One thing you could try would be to find the parts of llvm-mc that are useful for your project and re-implement (copy/paste) them inside your project. That could give you the functionality you're looking for without having to fork a separate llvm-mc process and write files to/from the filesystem.

matinraayai commented 7 months ago

@lamb-j @kzhuravl sorry what I meant by LLVM MC was the MC header folder in the LLVM project that contains all the MC classes saved in the target registry. It is already used to disassemble instructions in Comgr here: https://github.com/RadeonOpenCompute/ROCm-CompilerSupport/blob/8276083301409001ec7643e68f5ad58b057c21fd/lib/comgr/src/comgr-disassembly.cpp#L44

As you both mentioned using the llvm-mc utility directly as a forked process is not suitable to be included in Comgr directly, and that is not what I'm requesting to be included in the project.

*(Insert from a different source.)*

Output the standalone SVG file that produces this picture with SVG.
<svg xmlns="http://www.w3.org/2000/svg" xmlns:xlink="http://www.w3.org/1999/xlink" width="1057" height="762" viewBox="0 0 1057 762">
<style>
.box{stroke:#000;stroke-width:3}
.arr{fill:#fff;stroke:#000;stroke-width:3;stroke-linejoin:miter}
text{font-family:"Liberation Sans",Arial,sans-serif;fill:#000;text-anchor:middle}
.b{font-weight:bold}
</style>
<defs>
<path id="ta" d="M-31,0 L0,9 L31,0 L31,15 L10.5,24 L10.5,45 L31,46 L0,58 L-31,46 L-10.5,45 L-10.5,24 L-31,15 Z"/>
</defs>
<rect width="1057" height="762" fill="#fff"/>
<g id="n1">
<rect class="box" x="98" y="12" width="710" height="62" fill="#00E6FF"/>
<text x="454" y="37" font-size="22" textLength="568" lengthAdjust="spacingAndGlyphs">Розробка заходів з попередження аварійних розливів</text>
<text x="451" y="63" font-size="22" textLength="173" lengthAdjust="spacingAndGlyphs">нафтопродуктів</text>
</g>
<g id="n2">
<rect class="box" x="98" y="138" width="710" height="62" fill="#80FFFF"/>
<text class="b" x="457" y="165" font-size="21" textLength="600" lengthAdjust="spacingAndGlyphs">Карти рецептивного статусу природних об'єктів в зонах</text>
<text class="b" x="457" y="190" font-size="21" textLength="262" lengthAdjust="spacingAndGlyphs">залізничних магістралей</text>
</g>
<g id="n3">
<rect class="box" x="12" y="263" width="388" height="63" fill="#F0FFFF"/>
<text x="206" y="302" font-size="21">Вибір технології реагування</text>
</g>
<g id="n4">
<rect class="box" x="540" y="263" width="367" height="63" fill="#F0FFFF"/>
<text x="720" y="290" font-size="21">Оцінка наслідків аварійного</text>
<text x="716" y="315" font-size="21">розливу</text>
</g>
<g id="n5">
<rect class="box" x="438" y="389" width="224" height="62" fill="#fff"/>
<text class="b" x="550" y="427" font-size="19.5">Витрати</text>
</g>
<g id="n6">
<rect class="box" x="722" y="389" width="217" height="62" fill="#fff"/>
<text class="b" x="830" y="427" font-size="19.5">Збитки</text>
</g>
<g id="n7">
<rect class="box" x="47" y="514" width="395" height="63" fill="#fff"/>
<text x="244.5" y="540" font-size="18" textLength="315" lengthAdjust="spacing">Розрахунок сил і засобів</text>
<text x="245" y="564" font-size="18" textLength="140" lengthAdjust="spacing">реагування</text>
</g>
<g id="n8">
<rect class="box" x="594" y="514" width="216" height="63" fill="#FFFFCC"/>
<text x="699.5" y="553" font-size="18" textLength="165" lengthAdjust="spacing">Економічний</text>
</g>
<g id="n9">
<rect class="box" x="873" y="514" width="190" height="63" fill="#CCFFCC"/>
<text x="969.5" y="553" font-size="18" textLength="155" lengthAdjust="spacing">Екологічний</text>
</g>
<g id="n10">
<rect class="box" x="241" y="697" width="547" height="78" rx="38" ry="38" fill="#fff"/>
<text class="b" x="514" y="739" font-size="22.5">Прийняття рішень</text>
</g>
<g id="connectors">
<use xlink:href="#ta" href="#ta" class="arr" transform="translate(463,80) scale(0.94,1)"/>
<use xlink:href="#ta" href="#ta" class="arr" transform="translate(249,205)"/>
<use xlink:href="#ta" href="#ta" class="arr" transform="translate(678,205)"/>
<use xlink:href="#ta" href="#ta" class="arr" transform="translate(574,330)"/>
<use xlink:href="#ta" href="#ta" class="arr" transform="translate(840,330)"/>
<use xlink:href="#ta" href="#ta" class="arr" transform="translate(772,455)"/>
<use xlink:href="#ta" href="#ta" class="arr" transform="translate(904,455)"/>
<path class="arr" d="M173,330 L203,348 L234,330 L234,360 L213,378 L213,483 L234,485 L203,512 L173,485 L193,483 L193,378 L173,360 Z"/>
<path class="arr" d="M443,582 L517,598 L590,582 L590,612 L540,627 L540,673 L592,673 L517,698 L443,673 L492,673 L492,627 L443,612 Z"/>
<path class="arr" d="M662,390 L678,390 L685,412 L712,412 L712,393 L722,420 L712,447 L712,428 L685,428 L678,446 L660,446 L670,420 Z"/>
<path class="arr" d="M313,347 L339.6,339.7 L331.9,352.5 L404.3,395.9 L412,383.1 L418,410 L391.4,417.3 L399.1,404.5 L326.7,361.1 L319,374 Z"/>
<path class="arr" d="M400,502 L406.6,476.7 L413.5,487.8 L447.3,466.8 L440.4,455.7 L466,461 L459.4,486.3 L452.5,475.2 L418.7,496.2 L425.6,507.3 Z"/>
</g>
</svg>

What I'm hoping to be included in the project is an assembly routine, which shares a lot of similarities with the disassembler routine in Comgr, but instead of creating a createMCDisassembler and other disassembly-related classes, it creates a MCCodeEmitter using this factory function for the AMD GPU target in TargetRegistery.h, plus other required classes (if any):

https://github.com/RadeonOpenCompute/llvm-project/blob/f618760b756d09cdfac7a0e1106f42f04f49f845/llvm/include/llvm/MC/TargetRegistry.h#L550

Then this assembly routine uses the MCCodeEmitter's encodeInstruction method to assemble an MCInstr to machine code. Other internal Comgr data structures for disassembly should be adapted accordingly and exposed to the end user. It should not require forking any processes.

This functionality doesn't need to emit any other information like the debug info. It should only be a "reverse disassembler". More advanced functionality should be reserved for AMD_COMGR_ACTION_ASSEMBLE_SOURCE_TO_RELOCATABLE, or should be implemented by the users themselves.

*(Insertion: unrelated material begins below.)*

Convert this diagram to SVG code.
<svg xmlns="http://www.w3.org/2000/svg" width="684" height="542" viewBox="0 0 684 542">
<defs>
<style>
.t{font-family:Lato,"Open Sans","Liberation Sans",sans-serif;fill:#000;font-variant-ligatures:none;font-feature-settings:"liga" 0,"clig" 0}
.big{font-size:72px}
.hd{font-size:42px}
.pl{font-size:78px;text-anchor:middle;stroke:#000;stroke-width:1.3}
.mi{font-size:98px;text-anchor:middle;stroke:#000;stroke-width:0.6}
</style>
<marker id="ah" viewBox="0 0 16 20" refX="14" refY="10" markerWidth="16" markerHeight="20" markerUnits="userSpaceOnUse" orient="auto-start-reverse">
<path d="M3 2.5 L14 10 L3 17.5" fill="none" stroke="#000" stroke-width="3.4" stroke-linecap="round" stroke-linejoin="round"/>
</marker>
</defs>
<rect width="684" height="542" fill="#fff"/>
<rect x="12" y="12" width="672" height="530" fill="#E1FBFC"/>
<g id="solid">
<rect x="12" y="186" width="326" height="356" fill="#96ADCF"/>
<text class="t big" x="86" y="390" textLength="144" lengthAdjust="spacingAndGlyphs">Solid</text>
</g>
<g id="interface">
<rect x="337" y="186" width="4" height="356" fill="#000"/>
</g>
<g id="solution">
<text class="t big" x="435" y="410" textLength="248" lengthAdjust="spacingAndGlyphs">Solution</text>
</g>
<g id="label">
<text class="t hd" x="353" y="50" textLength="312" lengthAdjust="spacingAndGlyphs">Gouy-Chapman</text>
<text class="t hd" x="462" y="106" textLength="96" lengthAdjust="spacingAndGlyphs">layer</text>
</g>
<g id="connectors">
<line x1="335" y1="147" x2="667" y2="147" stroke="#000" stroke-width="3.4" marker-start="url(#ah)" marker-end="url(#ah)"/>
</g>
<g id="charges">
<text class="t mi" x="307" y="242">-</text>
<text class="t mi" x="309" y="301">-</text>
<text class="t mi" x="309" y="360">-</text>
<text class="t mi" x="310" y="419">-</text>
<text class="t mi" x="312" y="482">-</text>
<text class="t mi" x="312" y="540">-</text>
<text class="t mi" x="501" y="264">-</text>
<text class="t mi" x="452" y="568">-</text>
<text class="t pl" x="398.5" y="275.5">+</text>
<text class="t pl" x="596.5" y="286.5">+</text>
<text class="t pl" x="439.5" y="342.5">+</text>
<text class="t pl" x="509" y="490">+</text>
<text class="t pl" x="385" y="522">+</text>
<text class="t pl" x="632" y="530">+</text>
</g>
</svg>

Again, the MCCodeEmitter requires the same classes used for disassembly, including MCContext of an AMD GPU target. The logic for creating said classes (including parsing the target Twine) is already used for the disassembler in Comgr. From what I see it seems trivial to implement this functionality in Comgr.

As of whether this use case is production-level or not, My group and I are working on a tool for AMD that instruments AMD GPU code objects at runtime. This involves multiple calls to assemble trampolines, save/restore register routines, and other utilities at runtime, and included in an instrumented code object before being loaded onto the device. Although it is still a research project, we are hoping it would become a standard production-level tool used by AMD customers. We already use Comgr to disassemble instructions and expose them to a tool writer, and we want to cut down on the assemble cost incurred by using AMD_COMGR_ACTION_ASSEMBLE_SOURCE_TO_RELOCATABLE.

Also @lamb-j you are on point that I can implement this myself on my end (and it is indeed what I'm doing for our tool for now), but there is a chance I cannot depend on the LLVM shipped in ROCm by AMD, since it does not have RTTI, and the code might require it, and LLVM-C might not cut it for my use case. Hence I might to require my users to compile LLVM from scratch, which is a tall order for an average user.

matinraayai commented 7 months ago

@lamb-j @kzhuravl any updates on this?

lamb-j commented 5 months ago

After some offline discussion with @matinraayai , we've decided the Assembler API is no longer a priority.

They have decided to go in a different direction with their tool that doesn't require it, so closing this issue for now.